In the places featured in this book, the veil between the past and the present seems very thin. It feels possible to see the past reenacted before one’s eyes — as if one could almost reach out and touch it.

Finally, I’ve observed several things in my search for Tudor places. In some ways, they rarely exist. There are precious few buildings that are exclusively Tudor, and have not been changed in any
way since Elizabeth I sat on the throne. In fact, the standard story for England’s great houses is something along the lines of: what you see now is a 1930s renovation of a Victorian restoration of a sixteenth-century building that was slighted (partially destroyed) during the Civil War, and originally stood on a Norman site!
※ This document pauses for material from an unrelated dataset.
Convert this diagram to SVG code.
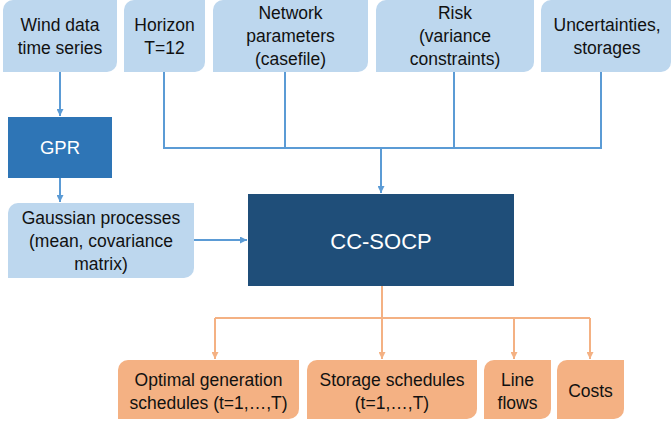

There are so many different scenarios a building can go through. At the end of all of these, what appears to us today is an accident of happenstance and history that has depended on the whims of a building’s individual owners, the mishaps of time (fires play a large part) and the fashions and politics of the day. Many originally Tudor buildings have been substantially altered in the intervening centuries: the interiors of Burghley House, for example, were overhauled in the late seventeenth century by John Cecil, the fifth Earl of Exeter, while at Hampton Court the private apartments of the Tudor palace were demolished to make way for William and Mary’s new baroque palace.
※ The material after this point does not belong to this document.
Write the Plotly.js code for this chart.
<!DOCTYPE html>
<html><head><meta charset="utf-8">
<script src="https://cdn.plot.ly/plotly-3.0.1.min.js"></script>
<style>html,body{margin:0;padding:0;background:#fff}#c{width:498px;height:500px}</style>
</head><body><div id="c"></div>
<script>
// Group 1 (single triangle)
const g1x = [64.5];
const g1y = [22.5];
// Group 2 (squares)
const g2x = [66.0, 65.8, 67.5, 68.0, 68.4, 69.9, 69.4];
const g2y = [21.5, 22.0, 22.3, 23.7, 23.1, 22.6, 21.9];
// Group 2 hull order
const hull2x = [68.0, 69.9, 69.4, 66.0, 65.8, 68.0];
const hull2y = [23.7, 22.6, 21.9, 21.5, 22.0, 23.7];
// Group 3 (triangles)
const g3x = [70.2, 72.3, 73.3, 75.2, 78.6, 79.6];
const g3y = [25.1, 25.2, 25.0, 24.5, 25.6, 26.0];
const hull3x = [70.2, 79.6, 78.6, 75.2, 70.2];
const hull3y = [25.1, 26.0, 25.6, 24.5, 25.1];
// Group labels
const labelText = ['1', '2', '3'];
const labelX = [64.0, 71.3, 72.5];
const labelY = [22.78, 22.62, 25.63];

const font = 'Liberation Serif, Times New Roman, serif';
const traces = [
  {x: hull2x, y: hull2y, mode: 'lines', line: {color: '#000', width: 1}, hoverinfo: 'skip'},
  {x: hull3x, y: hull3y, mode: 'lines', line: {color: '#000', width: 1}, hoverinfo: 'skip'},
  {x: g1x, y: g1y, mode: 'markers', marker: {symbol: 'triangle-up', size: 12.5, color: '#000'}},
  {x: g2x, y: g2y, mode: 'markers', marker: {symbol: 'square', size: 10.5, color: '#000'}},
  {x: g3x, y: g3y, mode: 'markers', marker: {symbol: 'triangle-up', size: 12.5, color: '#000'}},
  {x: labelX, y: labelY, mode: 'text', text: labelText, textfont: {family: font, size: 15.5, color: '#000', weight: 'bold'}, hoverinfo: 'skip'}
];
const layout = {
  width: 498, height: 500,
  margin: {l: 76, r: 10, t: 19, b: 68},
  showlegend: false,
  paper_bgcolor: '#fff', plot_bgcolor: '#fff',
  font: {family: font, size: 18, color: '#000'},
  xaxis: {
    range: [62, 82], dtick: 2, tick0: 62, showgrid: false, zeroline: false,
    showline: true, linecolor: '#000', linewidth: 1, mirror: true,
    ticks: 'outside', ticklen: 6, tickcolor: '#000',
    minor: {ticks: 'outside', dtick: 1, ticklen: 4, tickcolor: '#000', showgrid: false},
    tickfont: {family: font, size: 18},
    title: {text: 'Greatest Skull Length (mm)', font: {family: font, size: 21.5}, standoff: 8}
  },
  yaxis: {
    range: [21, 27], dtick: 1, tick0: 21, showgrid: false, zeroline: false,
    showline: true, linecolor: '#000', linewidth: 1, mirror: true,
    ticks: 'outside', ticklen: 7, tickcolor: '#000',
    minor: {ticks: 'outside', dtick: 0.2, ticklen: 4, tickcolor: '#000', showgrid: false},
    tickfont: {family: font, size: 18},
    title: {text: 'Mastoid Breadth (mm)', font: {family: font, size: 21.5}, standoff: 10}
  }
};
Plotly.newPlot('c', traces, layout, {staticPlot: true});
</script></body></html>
Our attitudes towards conservation today are very different from those of our forebears. I was fortunate enough to be married at Hampton Court Palace, but the opportunity came with an understandable list of things we could not do, among them eat red-coloured jam on our scones in the Little Banqueting House or stand up with a glass of red wine in the Great Hall. Compare this with the fate of Nonsuch: what was allegedly one of the greatest palaces in all of Europe was given by a disinterested king to a negligent mistress (Charles II to Barbara Villiers), who set about dismantling it to pay off her gambling debts.
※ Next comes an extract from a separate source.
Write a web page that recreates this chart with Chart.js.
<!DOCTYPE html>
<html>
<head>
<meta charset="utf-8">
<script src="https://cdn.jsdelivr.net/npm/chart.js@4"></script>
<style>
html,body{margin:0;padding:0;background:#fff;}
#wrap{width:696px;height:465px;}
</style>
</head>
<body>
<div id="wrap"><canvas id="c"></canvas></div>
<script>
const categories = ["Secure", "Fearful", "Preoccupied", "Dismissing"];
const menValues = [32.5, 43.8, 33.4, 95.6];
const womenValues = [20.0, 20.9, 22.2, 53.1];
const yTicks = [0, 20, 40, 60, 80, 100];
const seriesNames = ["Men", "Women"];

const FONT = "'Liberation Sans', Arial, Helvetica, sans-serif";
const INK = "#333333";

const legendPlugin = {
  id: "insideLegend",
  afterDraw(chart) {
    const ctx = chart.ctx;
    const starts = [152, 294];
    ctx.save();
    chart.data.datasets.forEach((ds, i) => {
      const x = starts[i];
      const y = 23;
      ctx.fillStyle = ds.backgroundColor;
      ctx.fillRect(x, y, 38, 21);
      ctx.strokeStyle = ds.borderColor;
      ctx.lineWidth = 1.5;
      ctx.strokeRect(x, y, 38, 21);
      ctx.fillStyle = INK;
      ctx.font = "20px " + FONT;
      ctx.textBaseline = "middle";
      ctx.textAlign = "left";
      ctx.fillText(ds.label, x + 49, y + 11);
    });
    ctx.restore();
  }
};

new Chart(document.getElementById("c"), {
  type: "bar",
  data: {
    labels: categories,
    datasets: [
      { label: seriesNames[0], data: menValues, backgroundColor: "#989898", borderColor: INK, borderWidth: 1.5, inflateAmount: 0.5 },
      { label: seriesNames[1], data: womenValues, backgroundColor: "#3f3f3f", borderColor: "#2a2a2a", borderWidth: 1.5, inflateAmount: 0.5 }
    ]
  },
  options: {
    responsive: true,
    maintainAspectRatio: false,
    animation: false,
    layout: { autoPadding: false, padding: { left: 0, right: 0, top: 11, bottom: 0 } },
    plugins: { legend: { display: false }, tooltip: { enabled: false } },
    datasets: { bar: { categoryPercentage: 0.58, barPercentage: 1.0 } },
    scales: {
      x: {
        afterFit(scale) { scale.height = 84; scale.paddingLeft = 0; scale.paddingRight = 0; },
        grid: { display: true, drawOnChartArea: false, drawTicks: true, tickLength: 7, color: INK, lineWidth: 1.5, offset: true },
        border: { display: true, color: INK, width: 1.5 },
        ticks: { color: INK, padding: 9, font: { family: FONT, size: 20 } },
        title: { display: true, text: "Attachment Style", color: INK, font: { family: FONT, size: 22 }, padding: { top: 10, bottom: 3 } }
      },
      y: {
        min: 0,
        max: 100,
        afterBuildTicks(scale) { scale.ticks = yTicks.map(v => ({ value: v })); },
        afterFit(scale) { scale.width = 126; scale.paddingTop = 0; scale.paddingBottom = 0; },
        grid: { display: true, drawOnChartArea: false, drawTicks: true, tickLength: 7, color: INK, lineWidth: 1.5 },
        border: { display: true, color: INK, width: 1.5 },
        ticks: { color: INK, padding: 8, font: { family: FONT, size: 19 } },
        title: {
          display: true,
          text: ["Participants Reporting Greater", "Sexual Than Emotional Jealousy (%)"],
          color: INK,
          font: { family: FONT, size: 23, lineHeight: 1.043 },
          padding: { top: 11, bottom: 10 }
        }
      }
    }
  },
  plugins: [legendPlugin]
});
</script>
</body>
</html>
This leads to a question that many a historic house owner has had to answer: do you leave buildings in their historic state, even when they need interventions to preserve them, or do you restore them and risk destroying what remains? Over the years, even some well-meaning ‘restoration’ has damaged original Tudor fabric, as at the Old Hall at Lincoln’s Inn. William Morris founded the Society
for the Protection of Ancient Buildings in 1877 precisely to stop what he considered the ‘feeble and lifeless forgery’ of restoring buildings to some imagined past. Given the necessity of restoration in most cases, to what period do you restore a building? All buildings with a Tudor history have a story since, and it’s rather hit-and-miss which ones retain their Tudor features or are represented in their Tudor state. Therefore, for the places in this book, although I’ve tried to contextualise each building within their longer histories, I’ve focused on picking out the Tudor parts and explaining why the buildings — and the places, people and events associated with them — are significant from a Tudor point of view.

The book doesn’t attempt to be a substitute for a comprehensive guidebook to each site through its ages but, in what follows, I attempt to explain how to experience these buildings as a visitor to Tudor England. What I hope this book accomplishes is that it shows you how to peel back the layers and experience the history of each place from a Tudor perspective, looking at it through Tudor eyes and with Tudor stories in mind. I will be your guide and companion.